Takie przerzucanie sprastwa tworzenia człowiekopodobnego wizerunku z maszyny na użytkownika musi być bardzo wygodne - wizerunek człowiekopodobnego interlokutora powstaje w głowie człowieka-użytkownika na skutek mentalizacji, a nie na skutek zaawansowania technicznego programu, więc ten program może być technicznie mniej złożony. Dlatego myślę, że ten program zdobył pierwsze miejsce dzięki wykorzystaniu psychologicznych sztuczek.
umarlazkotami pisze:
Jak ja wejdę w taki stan permanentnej samotności (a potrafię się odizolować na maksa, żadnych żywych ludzi, telefonów, rozmów w necie łącznie z komentarzem pod artykułem czy wpisami na forum, żadnej, najmniejszej interakcji, totalna pustynia) to się do niego przyzwyczajam i samotności nie odczuwam. Wystarczam sama sobie. Ale kiedy przytrafi mi się kontakt/znajomość z którym osiągam jakieś przywiązanie, namiastkę choc bliskości i potem to się kończy z jakiegos powodu, to jestem w czarnej dziurze i znowu muszę się przyzwyczajać do mojej pustyni.
To ciekawe (ech, znowu o sobie) - ja przekroczyłem pewną granicę samotności wieki temu, zza której chyba się nie wraca. Musiałem mieć OS w bardzo młodym wieku (i wtedy za moją preferencję samotnictwa spotykały mnie reperkusje). Kontakt z innymi ludźmi przypominał survival, nie było możliwości nawiązania jakiejś więzi ze znajomym, przynajmniej z reala. Starannie dobrane znajomości internetowe (szukałem w ludziach czegoś, wg. własnych intuicyjnie rozumianych kryteriów...) były czymś w rodzaju światełka nadziei w tunelu. Wizja drugiej osoby w kontakcie internetowym składała się w większości z własnych wyobrażeń i w sumie taka relacja była ciągłym procesem poznawania się. Czasem moje progrozy okazywały się trafione, czasem nie. Choć nigdy nie znalazłem tego, czego do końca szukałem.
Może sformułowanie "preferencja samotnictwa" nie jest trafnym sformułowaniem. Gdyby samotność mi wystarczała nie pochłaniałbym się w książkowe światy i we własną wyobraźnię - w której przecież ludzie występowali; nie szukałbym kontaktu intelektualnego z autorami książek z dawnych lat, którzy dawno nie żyją; nie obserwowałbym ludzi z daleka, by czasem tylko na moment, pojawiając się jak Filip z Konopii wtącić swoje trzy grosze. Więc samotność nie była wyborem - po prostu ten świat mi nie odpowiadał, więc tworzyłem swój/-e własny/-e.

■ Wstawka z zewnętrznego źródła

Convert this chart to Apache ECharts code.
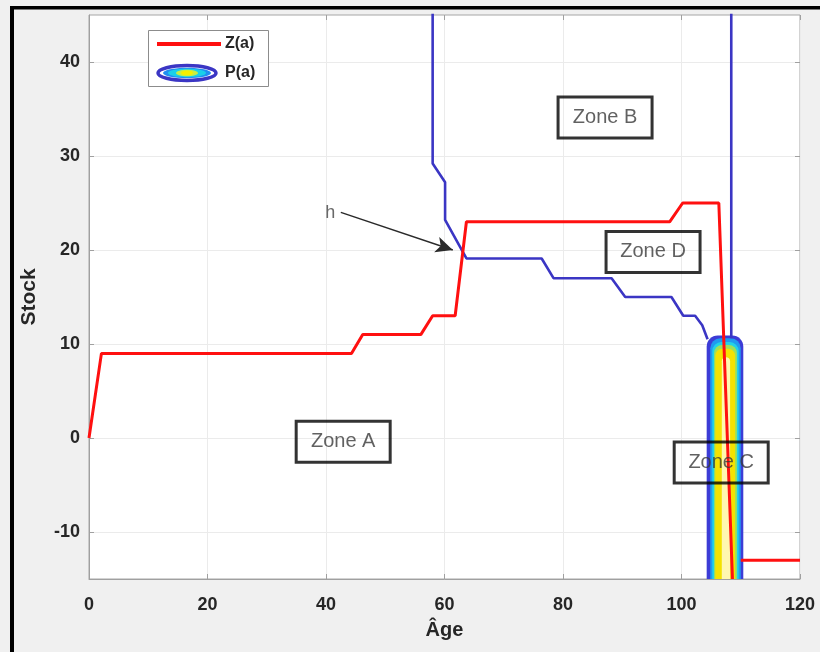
<!DOCTYPE html>
<html>
<head>
<meta charset="utf-8">
<script src="https://cdn.jsdelivr.net/npm/echarts@6/dist/echarts.min.js"></script>
<style>html,body{margin:0;padding:0;background:#f0f0f0;}#c{width:820px;height:652px;}</style>
</head>
<body>
<div id="c"></div>
<script>
// ---- data ----
const xTicks = [0, 20, 40, 60, 80, 100, 120];
const yTicks = [-10, 0, 10, 20, 30, 40];

// Z(a) red curve
const zAge   = [0, 2.1, 44.3, 46.2, 56, 58, 61.8, 63.7, 98, 100.2, 106.3, 108.6];
const zStock = [0, 9, 9, 11, 11, 13, 13, 23, 23, 25, 25, -15];
const zTailAge   = [110, 120];
const zTailStock = [-13, -13];

// P(a) blue boundary
const pAge   = [58, 58, 60.1, 60.1, 63.7, 76.4, 78.4, 88.2, 90.5, 98.3, 100.3, 102.3, 103.5, 104.4];
const pStock = [46, 29.2, 27.2, 23.2, 19.1, 19.1, 17, 17, 15, 15, 13, 13, 12, 10.5];
const pRightAge   = [108.4, 108.4];
const pRightStock = [46, 10.6];

// P(a) contour bands (outer to inner)
const bandLeft   = [104.25, 104.85, 105.2, 105.5, 105.7, 106.8];
const bandRight  = [110.43, 110.0, 109.65, 109.35, 109.05, 108.2];
const bandTop    = [10.9, 10.6, 10.2, 9.9, 9.5, 8.6];
const bandColors = ['#3c3cd6', '#1f9af0', '#22d2e6', '#9ee05a', '#f4e200', '#fff7b0'];

// zone labels
const zoneAge   = [42.9, 87.1, 95.2, 106.7];
const zoneStock = [-0.4, 34.1, 19.8, -2.6];
const zoneNames = ['Zone A', 'Zone B', 'Zone D', 'Zone C'];

// annotation
const annoAge = [40.7], annoStock = [23.9], annoText = ['h'];
const arrowFrom = [42.5, 24.0], arrowTo = [61.4, 20.0];

const FONT = "'Liberation Sans', Arial, sans-serif";
const zip = (a, b) => a.map((v, i) => [v, b[i]]);

const chart = echarts.init(document.getElementById('c'));
chart.setOption({
  animation: false,
  backgroundColor: '#f0f0f0',
  grid: { left: 89, top: 15, right: 20, bottom: 73, show: true, backgroundColor: '#ffffff', borderColor: '#a6a6a6', borderWidth: 1 },
  xAxis: [{
    type: 'value', min: 0, max: 120, interval: 20,
    name: 'Âge', nameLocation: 'middle', nameGap: 41,
    nameTextStyle: { fontFamily: FONT, fontWeight: 'bold', fontSize: 20, color: '#262626' },
    axisLine: { show: true, onZero: false, lineStyle: { color: '#a0a0a0' } },
    axisTick: { show: true, inside: true, length: 5, lineStyle: { color: '#a0a0a0' } },
    axisLabel: { margin: 17, fontFamily: FONT, fontWeight: 'bold', fontSize: 18, color: '#262626' },
    splitLine: { show: true, lineStyle: { color: '#ebebeb', width: 1 } }
  }, {
    type: 'value', min: 0, max: 120, interval: 20, position: 'top',
    axisLine: { show: false, onZero: false }, axisTick: { show: true, inside: true, length: 5, lineStyle: { color: '#a0a0a0' } },
    axisLabel: { show: false }, splitLine: { show: false }
  }],
  yAxis: [{
    type: 'value', min: -15, max: 45,
    name: 'Stock', nameLocation: 'middle', nameGap: 49,
    nameTextStyle: { fontFamily: FONT, fontWeight: 'bold', fontSize: 21, color: '#262626' },
    axisLine: { show: true, onZero: false, lineStyle: { color: '#a0a0a0' } },
    axisTick: { show: true, inside: true, length: 5, customValues: yTicks, lineStyle: { color: '#a0a0a0' } },
    axisLabel: { margin: 9, customValues: yTicks, fontFamily: FONT, fontWeight: 'bold', fontSize: 18, color: '#262626' },
    splitLine: { show: true, lineStyle: { color: '#ebebeb', width: 1 } }
  }, {
    type: 'value', min: -15, max: 45, position: 'right',
    axisLine: { show: false, onZero: false },
    axisTick: { show: true, inside: true, length: 5, customValues: yTicks, lineStyle: { color: '#a0a0a0' } },
    axisLabel: { show: false, customValues: yTicks }, splitLine: { show: false }
  }],
  series: [
    {
      type: 'custom', name: 'P(a)', z: 2, clip: true,
      data: bandLeft.map((l, i) => [l, bandRight[i], bandTop[i], i]),
      encode: { x: [0, 1], y: 2 },
      renderItem: function (params, api) {
        const i = api.value(3);
        const p1 = api.coord([api.value(0), api.value(2)]);
        const p2 = api.coord([api.value(1), -15]);
        const w = p2[0] - p1[0];
        const r = Math.min(w / 2, 11 - i);
        return {
          type: 'rect',
          shape: { x: p1[0], y: p1[1], width: w, height: p2[1] - p1[1], r: [r, r, 0, 0] },
          style: { fill: bandColors[i] }
        };
      }
    },
    {
      type: 'line', name: 'P(a)', data: zip(pAge, pStock), z: 3,
      symbol: 'none', lineStyle: { color: '#3b36c4', width: 2.6 }
    },
    {
      type: 'line', name: 'P(a)', data: zip(pRightAge, pRightStock), z: 3,
      symbol: 'none', lineStyle: { color: '#3b36c4', width: 2.6 }
    },
    {
      type: 'line', name: 'Z(a)', data: zip(zAge, zStock), z: 4,
      symbol: 'none', lineStyle: { color: '#ff1010', width: 3 }
    },
    {
      type: 'line', name: 'Z(a)', data: zip(zTailAge, zTailStock), z: 4,
      symbol: 'none', lineStyle: { color: '#ff1010', width: 3 }
    },
    {
      type: 'line', name: 'arrow', data: [], z: 5,
      markLine: {
        silent: true, symbol: ['none', 'arrow'], symbolSize: [12, 17],
        lineStyle: { color: '#2a2a2a', width: 1.5, type: 'solid' },
        label: { show: false },
        data: [[{ coord: arrowFrom }, { coord: arrowTo }]]
      }
    },
    {
      type: 'scatter', name: 'anno', symbolSize: 0, z: 6,
      data: annoAge.map((a, i) => ({ value: [a, annoStock[i]], name: annoText[i] })),
      label: { show: true, position: 'inside', formatter: p => p.name, fontFamily: FONT, fontSize: 18, color: '#444' }
    },
    {
      type: 'scatter', name: 'zones', symbolSize: 0, z: 7,
      data: zoneAge.map((a, i) => ({ value: [a, zoneStock[i]], name: zoneNames[i] })),
      label: {
        show: true, position: 'inside', formatter: p => p.name,
        fontFamily: FONT, fontSize: 20, color: '#3a3a3a',
        borderColor: '#000', borderWidth: 3, width: 94, height: 41, lineHeight: 41,
        align: 'center', verticalAlign: 'middle'
      }
    }
  ],
  graphic: [
    { type: 'rect', z: 100, shape: { x: 10, y: 6, width: 4, height: 660 }, style: { fill: '#000' } },
    { type: 'rect', z: 100, shape: { x: 10, y: 6, width: 820, height: 3.5 }, style: { fill: '#000' } },
    { type: 'rect', z: 100, shape: { x: 148.5, y: 30.5, width: 120, height: 56 }, style: { fill: '#fff', stroke: '#8c8c8c', lineWidth: 1 } },
    { type: 'line', z: 101, shape: { x1: 157, y1: 44, x2: 221, y2: 44 }, style: { stroke: '#ff1010', lineWidth: 4 } },
    { type: 'text', z: 101, x: 225, y: 44, style: { text: 'Z(a)', font: "bold 16px " + FONT, fill: '#262626', verticalAlign: 'middle' } },
    { type: 'ellipse', z: 101, shape: { cx: 187, cy: 73, rx: 29, ry: 7.5 }, style: { fill: '#fff', stroke: '#3b36c4', lineWidth: 3.5 } },
    { type: 'ellipse', z: 102, shape: { cx: 187, cy: 73, rx: 24, ry: 5.2 }, style: { fill: '#1f8ef2' } },
    { type: 'ellipse', z: 103, shape: { cx: 187, cy: 73, rx: 19, ry: 4.2 }, style: { fill: '#1ad0e8' } },
    { type: 'ellipse', z: 104, shape: { cx: 187, cy: 73, rx: 11, ry: 3.3 }, style: { fill: '#c6ee46' } },
    { type: 'ellipse', z: 105, shape: { cx: 187, cy: 73, rx: 6, ry: 2.4 }, style: { fill: '#f6f000' } },
    { type: 'text', z: 101, x: 225, y: 73, style: { text: 'P(a)', font: "bold 16px " + FONT, fill: '#262626', verticalAlign: 'middle' } }
  ]
});
</script>
</body>
</html>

Mój najdłuższy okres samotności, to chyba kilka lat... po tym gdy uciekłem ze studiów paląc za sobą wszystkie mosty. Jeżeli nie liczyć zdawkowanych kontaktów z rodziną, które były koniecznością.
----------------
A idealny przyjaciel? Ech, nie wiem, kontakty z ludźmi wydają mi się bardzo skomplikowane.
Choć czasem w tyle głowie kołacze taka myśl, wrażenie, intuicja (?) ,że gdzieś istnieje jakaś tajemnica do rozwiązania, jakiś Złoty Graal(?),
COŚ, co kiedyś straciłem i wszystko się zmieniło. Utracona tożsamość ? (?) I, że gdybym to znalazł, gdybym to odzyskał wszystko znowu byłoby (znowu) takie proste, normalne i oczywiste; że znowu istniałby
SENS. Rekleksja z czasów, gdy kiedyś istniałem naprawdę, z czasów bardzo wczesnego dzieciństwa.
I wtedy płaczę. Jedyny moment, kiedy płaczę.